• _Exercise objective_: Give back every line exactly as it appears, pictures excluded.
......
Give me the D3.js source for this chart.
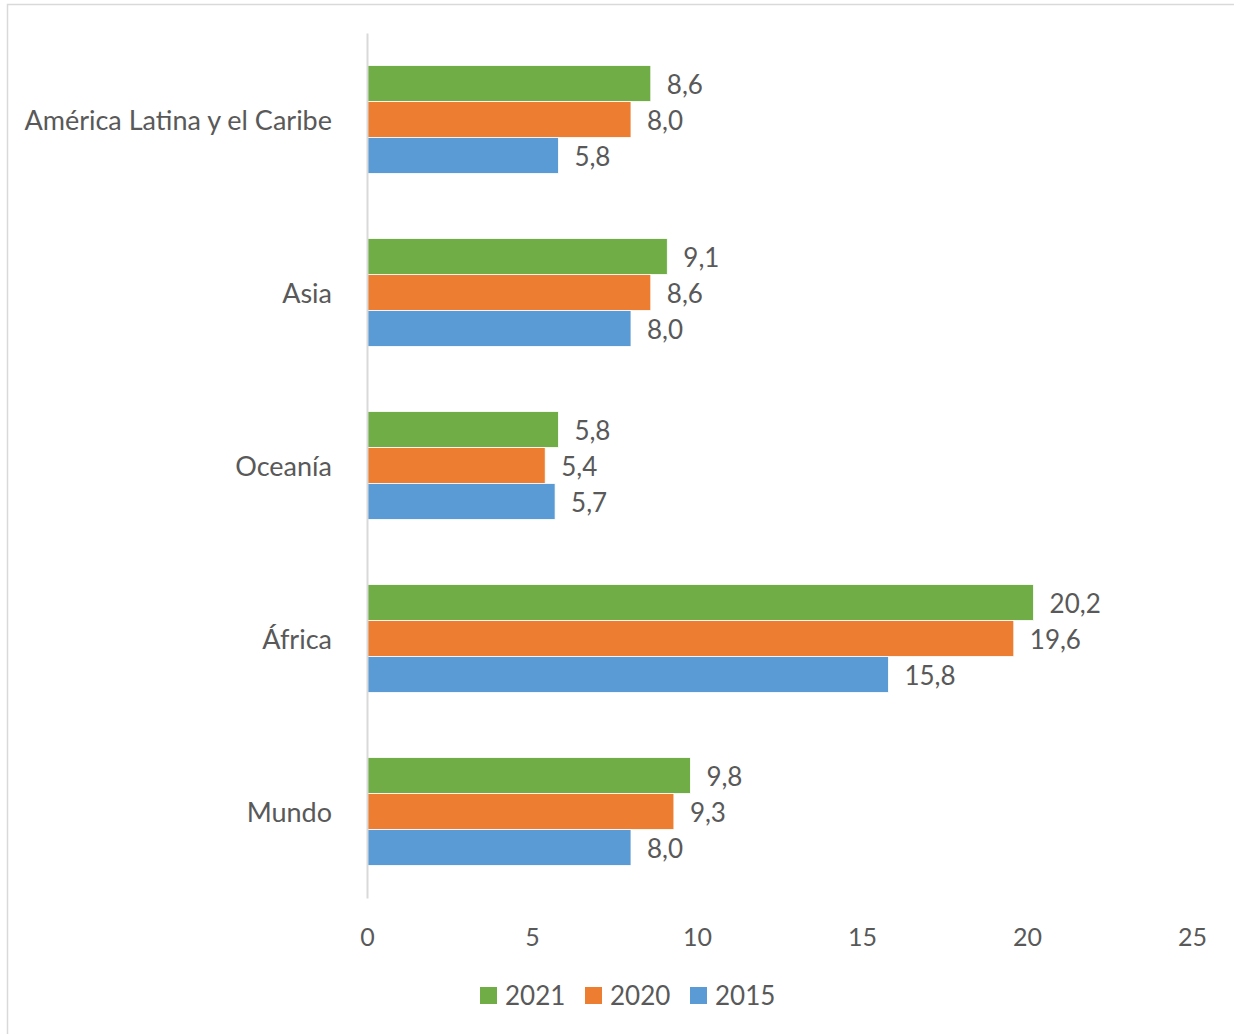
<!DOCTYPE html>
<html><head><meta charset="utf-8">
<script src="https://cdn.jsdelivr.net/npm/d3@7"></script>
<style>
html,body{margin:0;padding:0;background:#fff;}
svg{display:block;}
text{font-family:Lato,"Open Sans",sans-serif;fill:#595959;}
</style></head>
<body>
<svg id="chart" width="1234" height="1034"></svg>
<script>
const categories = ["América Latina y el Caribe","Asia","Oceanía","África","Mundo"];
const seriesNames = ["2021","2020","2015"];
const values2021 = [8.6, 9.1, 5.8, 20.2, 9.8];
const values2020 = [8.0, 8.6, 5.4, 19.6, 9.3];
const values2015 = [5.8, 8.0, 5.7, 15.8, 8.0];
const xTicks = [0,5,10,15,20,25];
const colors = ["#70AD47","#ED7D31","#5B9BD5"];

const seriesValues = [values2021, values2020, values2015];
const svg = d3.select("#chart");

// frame
svg.append("rect").attr("x",7.5).attr("y",4.5).attr("width",1240).attr("height",1040)
  .attr("fill","none").attr("stroke","#d9d9d9").attr("stroke-width",1.5);

const x = d3.scaleLinear().domain([0,25]).range([367,1192]);
const y0 = d3.scaleBand().domain(categories).range([33,898]).paddingInner(0.376).paddingOuter(0.188);
const y1 = d3.scaleBand().domain(seriesNames).range([0,y0.bandwidth()]);

const fmt = v => d3.format(".1f")(v).replace(".", ",");

const g = svg.append("g");
categories.forEach((c,i)=>{
  const grp = g.append("g").attr("transform",`translate(0,${y0(c)})`);
  seriesNames.forEach((s,j)=>{
    const v = seriesValues[j][i];
    grp.append("rect").attr("x",x(0)).attr("y",y1(s)).attr("width",x(v)-x(0)).attr("height",y1.bandwidth())
      .attr("fill",colors[j]).attr("stroke","#fff").attr("stroke-width",0.8);
    grp.append("text").attr("x",x(v)+16).attr("y",y1(s)+y1.bandwidth()/2+1.5).attr("dy","0.35em")
      .attr("font-size",26).text(fmt(v));
  });
});

// y axis
const yAxis = svg.append("g").attr("transform",`translate(${x(0)},0)`).call(d3.axisLeft(y0).tickSize(0).tickPadding(35));
yAxis.select(".domain").attr("stroke","#d9d9d9").attr("stroke-width",2);
yAxis.selectAll("text").attr("font-size",27).attr("fill","#595959").attr("font-family","Lato, 'Open Sans', sans-serif")
  .attr("y",2);

// x axis (labels only)
const xAxis = svg.append("g").attr("transform",`translate(0,898)`).call(d3.axisBottom(x).tickValues(xTicks).tickSize(0).tickPadding(30));
xAxis.select(".domain").remove();
xAxis.selectAll("text").attr("font-size",25).attr("fill","#595959").attr("font-family","Lato, 'Open Sans', sans-serif");

// legend
const legendX = [480, 585, 690];
seriesNames.forEach((s,j)=>{
  svg.append("rect").attr("x",legendX[j]).attr("y",987).attr("width",17).attr("height",17).attr("fill",colors[j]);
  svg.append("text").attr("x",legendX[j]+25).attr("y",996).attr("dy","0.35em").attr("font-size",26).text(s);
});
</script>
</body></html>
......
• _The answer_:
Give me the D3.js source for this chart.
<!DOCTYPE html>
<html><head><meta charset="utf-8">
<script src="https://cdn.jsdelivr.net/npm/d3@7"></script>
<style>
html,body{margin:0;padding:0;background:#fff;}
svg{display:block;}
text{font-family:Lato,"Open Sans",sans-serif;fill:#595959;}
</style></head>
<body>
<svg id="chart" width="1234" height="1034"></svg>
<script>
const categories = ["América Latina y el Caribe","Asia","Oceanía","África","Mundo"];
const seriesNames = ["2021","2020","2015"];
const values2021 = [8.6, 9.1, 5.8, 20.2, 9.8];
const values2020 = [8.0, 8.6, 5.4, 19.6, 9.3];
const values2015 = [5.8, 8.0, 5.7, 15.8, 8.0];
const xTicks = [0,5,10,15,20,25];
const colors = ["#70AD47","#ED7D31","#5B9BD5"];

const seriesValues = [values2021, values2020, values2015];
const svg = d3.select("#chart");

// frame
svg.append("rect").attr("x",7.5).attr("y",4.5).attr("width",1240).attr("height",1040)
  .attr("fill","none").attr("stroke","#d9d9d9").attr("stroke-width",1.5);

const x = d3.scaleLinear().domain([0,25]).range([367,1192]);
const y0 = d3.scaleBand().domain(categories).range([33,898]).paddingInner(0.376).paddingOuter(0.188);
const y1 = d3.scaleBand().domain(seriesNames).range([0,y0.bandwidth()]);

const fmt = v => d3.format(".1f")(v).replace(".", ",");

const g = svg.append("g");
categories.forEach((c,i)=>{
  const grp = g.append("g").attr("transform",`translate(0,${y0(c)})`);
  seriesNames.forEach((s,j)=>{
    const v = seriesValues[j][i];
    grp.append("rect").attr("x",x(0)).attr("y",y1(s)).attr("width",x(v)-x(0)).attr("height",y1.bandwidth())
      .attr("fill",colors[j]).attr("stroke","#fff").attr("stroke-width",0.8);
    grp.append("text").attr("x",x(v)+16).attr("y",y1(s)+y1.bandwidth()/2+1.5).attr("dy","0.35em")
      .attr("font-size",26).text(fmt(v));
  });
});

// y axis
const yAxis = svg.append("g").attr("transform",`translate(${x(0)},0)`).call(d3.axisLeft(y0).tickSize(0).tickPadding(35));
yAxis.select(".domain").attr("stroke","#d9d9d9").attr("stroke-width",2);
yAxis.selectAll("text").attr("font-size",27).attr("fill","#595959").attr("font-family","Lato, 'Open Sans', sans-serif")
  .attr("y",2);

// x axis (labels only)
const xAxis = svg.append("g").attr("transform",`translate(0,898)`).call(d3.axisBottom(x).tickValues(xTicks).tickSize(0).tickPadding(30));
xAxis.select(".domain").remove();
xAxis.selectAll("text").attr("font-size",25).attr("fill","#595959").attr("font-family","Lato, 'Open Sans', sans-serif");

// legend
const legendX = [480, 585, 690];
seriesNames.forEach((s,j)=>{
  svg.append("rect").attr("x",legendX[j]).attr("y",987).attr("width",17).attr("height",17).attr("fill",colors[j]);
  svg.append("text").attr("x",legendX[j]+25).attr("y",996).attr("dy","0.35em").attr("font-size",26).text(s);
});
</script>
</body></html>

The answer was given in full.